• **WHAT YOU HAVE TO DO**: Copy each line that has the string "standalone" somewhere in it.

Records from a dataset
*****

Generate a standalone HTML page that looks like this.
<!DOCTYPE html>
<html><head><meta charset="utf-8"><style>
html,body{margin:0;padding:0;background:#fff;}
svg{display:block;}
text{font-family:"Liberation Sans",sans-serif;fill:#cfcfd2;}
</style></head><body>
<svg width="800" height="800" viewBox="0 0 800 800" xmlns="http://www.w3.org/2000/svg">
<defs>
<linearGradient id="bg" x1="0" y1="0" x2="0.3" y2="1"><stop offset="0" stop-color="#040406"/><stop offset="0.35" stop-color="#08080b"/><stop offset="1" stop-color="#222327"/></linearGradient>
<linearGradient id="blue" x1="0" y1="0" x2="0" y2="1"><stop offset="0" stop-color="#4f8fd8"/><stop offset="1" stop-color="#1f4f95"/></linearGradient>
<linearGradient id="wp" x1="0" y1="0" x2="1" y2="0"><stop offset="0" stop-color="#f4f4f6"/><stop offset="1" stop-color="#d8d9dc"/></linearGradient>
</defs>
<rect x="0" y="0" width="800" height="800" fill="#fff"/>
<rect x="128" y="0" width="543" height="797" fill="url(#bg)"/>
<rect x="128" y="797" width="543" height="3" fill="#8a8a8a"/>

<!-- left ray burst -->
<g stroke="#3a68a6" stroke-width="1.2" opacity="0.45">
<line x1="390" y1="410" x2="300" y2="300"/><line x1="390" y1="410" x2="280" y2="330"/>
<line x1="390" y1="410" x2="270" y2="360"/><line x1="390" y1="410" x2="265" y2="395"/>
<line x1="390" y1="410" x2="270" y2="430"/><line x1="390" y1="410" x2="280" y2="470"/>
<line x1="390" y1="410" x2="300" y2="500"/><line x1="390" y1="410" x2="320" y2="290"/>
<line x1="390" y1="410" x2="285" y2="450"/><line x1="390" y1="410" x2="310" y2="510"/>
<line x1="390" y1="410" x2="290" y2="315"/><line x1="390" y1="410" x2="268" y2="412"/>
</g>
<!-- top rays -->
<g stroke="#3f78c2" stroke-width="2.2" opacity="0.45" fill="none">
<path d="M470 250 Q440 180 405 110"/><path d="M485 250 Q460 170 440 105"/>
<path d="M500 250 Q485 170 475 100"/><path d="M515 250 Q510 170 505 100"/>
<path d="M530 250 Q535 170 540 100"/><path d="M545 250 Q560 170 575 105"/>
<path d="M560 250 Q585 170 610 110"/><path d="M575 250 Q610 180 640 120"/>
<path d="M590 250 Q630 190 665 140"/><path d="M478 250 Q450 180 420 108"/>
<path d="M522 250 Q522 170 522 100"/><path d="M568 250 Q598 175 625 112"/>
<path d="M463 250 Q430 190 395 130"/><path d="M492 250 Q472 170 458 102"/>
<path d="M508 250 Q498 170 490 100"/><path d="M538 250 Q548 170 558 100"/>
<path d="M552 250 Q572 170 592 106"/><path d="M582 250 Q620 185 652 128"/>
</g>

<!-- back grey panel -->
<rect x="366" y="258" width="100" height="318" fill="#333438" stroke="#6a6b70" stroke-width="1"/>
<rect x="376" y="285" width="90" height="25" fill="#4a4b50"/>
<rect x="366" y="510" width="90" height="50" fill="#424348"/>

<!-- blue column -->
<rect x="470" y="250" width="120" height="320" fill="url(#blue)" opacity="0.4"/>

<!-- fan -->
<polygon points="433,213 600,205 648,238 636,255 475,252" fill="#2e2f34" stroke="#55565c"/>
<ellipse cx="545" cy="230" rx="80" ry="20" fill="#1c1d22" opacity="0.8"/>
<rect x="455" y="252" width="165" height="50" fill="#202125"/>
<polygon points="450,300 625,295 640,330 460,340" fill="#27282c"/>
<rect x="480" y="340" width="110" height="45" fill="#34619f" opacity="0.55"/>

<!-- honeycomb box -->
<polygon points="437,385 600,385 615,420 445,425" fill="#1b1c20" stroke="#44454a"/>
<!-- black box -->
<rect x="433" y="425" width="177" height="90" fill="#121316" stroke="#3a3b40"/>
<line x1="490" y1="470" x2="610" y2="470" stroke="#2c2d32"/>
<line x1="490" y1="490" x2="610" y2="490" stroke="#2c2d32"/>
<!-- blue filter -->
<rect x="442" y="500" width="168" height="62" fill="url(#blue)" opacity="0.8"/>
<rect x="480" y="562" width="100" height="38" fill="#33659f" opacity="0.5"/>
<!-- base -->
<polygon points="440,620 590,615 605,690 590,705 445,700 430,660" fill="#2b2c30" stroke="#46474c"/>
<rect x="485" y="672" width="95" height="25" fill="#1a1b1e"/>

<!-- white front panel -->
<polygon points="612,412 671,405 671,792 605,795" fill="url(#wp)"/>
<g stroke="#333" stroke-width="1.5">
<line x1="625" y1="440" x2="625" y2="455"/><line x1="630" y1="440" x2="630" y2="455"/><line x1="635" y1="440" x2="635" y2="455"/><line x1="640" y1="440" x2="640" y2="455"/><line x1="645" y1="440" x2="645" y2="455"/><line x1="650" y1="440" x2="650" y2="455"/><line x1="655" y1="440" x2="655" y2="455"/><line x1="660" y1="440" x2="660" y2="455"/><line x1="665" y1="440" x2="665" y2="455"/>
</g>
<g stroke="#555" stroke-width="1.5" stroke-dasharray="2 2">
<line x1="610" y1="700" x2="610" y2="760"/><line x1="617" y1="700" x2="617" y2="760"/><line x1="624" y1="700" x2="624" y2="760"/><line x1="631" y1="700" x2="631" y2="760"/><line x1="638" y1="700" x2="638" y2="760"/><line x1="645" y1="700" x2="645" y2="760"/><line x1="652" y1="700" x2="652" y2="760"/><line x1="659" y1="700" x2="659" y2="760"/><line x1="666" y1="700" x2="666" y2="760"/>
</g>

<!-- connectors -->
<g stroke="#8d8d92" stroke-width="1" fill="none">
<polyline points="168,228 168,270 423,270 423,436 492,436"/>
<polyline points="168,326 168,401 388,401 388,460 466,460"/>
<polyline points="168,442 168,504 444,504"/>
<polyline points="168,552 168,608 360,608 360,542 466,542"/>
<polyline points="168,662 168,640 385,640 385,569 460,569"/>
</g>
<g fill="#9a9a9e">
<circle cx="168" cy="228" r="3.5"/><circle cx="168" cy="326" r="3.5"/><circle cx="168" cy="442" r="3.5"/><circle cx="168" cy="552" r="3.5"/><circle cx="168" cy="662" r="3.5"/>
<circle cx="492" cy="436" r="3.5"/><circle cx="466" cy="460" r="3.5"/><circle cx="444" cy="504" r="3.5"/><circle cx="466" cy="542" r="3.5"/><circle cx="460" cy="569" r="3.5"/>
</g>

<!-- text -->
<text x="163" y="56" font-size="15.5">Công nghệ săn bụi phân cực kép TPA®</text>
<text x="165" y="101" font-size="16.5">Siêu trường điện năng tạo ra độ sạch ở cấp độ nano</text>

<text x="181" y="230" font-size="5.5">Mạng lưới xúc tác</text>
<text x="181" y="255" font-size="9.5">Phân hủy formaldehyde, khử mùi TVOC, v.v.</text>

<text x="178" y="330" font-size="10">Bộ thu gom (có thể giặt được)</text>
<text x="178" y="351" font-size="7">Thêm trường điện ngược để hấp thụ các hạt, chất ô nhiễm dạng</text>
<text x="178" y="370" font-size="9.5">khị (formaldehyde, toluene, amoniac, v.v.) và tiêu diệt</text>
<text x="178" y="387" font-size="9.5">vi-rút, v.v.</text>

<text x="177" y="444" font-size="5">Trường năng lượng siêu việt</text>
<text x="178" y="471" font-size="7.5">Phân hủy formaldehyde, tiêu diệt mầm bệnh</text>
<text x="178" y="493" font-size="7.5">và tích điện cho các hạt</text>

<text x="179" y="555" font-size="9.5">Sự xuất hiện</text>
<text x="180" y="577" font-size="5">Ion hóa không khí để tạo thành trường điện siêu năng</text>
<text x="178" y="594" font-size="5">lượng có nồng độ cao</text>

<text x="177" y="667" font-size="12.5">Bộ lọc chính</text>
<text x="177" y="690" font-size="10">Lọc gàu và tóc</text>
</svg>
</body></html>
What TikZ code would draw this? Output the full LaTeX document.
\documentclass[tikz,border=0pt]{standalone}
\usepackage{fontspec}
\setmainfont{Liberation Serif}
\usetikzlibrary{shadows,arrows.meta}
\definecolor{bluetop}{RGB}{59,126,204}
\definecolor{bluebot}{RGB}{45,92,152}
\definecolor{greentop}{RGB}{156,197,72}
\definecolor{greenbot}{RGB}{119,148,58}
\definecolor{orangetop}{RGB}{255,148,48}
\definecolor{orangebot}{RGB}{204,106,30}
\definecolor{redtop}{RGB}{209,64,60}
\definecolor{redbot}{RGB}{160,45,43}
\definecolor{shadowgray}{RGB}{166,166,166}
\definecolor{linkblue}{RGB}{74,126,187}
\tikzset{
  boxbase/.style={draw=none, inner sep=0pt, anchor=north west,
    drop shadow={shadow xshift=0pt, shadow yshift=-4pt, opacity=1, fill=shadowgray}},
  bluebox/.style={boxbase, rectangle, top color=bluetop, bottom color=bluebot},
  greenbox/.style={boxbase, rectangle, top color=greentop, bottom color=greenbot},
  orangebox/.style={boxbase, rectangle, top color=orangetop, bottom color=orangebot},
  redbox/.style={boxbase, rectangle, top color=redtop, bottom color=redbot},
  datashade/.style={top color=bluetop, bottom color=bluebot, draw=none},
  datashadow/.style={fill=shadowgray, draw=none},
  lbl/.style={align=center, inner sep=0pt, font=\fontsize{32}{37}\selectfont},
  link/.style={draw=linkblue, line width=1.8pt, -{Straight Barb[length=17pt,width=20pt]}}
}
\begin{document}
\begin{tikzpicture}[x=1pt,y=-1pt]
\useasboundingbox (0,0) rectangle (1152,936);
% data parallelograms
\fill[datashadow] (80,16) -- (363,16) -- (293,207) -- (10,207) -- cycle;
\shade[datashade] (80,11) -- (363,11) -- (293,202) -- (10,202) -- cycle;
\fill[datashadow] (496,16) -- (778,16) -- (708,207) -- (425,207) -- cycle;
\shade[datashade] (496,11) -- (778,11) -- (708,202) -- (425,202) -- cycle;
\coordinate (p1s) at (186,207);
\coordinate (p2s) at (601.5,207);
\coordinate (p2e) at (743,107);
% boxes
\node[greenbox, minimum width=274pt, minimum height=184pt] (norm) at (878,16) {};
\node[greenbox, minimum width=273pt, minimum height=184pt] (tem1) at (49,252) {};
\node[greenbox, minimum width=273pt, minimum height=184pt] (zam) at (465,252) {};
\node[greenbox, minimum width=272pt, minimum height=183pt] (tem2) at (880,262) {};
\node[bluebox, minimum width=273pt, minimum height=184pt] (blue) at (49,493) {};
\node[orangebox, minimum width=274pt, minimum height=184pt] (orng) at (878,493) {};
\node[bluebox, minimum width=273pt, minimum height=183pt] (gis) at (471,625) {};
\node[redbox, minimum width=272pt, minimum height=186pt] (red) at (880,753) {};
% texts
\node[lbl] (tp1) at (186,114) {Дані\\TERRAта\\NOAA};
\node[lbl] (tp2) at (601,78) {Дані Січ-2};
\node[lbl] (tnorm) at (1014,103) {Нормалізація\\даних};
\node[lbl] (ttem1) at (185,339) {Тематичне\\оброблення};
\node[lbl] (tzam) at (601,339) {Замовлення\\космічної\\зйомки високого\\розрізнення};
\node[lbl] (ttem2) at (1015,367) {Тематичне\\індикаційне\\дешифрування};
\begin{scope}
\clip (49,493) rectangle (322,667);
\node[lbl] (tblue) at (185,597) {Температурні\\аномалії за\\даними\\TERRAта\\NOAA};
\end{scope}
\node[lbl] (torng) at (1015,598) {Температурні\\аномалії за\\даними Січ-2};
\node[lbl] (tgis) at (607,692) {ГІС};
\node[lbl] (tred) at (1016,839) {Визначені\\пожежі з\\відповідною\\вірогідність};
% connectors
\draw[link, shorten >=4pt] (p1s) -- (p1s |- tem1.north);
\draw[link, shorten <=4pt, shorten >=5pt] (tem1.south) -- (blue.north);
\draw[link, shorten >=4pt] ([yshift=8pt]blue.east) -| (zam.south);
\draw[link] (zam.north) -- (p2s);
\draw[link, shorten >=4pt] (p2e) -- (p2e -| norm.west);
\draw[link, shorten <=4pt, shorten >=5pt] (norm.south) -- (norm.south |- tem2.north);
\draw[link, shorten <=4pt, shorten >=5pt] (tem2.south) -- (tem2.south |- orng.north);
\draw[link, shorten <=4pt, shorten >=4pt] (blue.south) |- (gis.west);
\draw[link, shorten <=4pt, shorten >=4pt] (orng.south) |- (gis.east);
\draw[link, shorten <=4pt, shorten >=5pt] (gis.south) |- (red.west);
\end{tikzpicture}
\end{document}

*****

• **RESULT**:
Generate a standalone HTML page that looks like this.
\documentclass[tikz,border=0pt]{standalone}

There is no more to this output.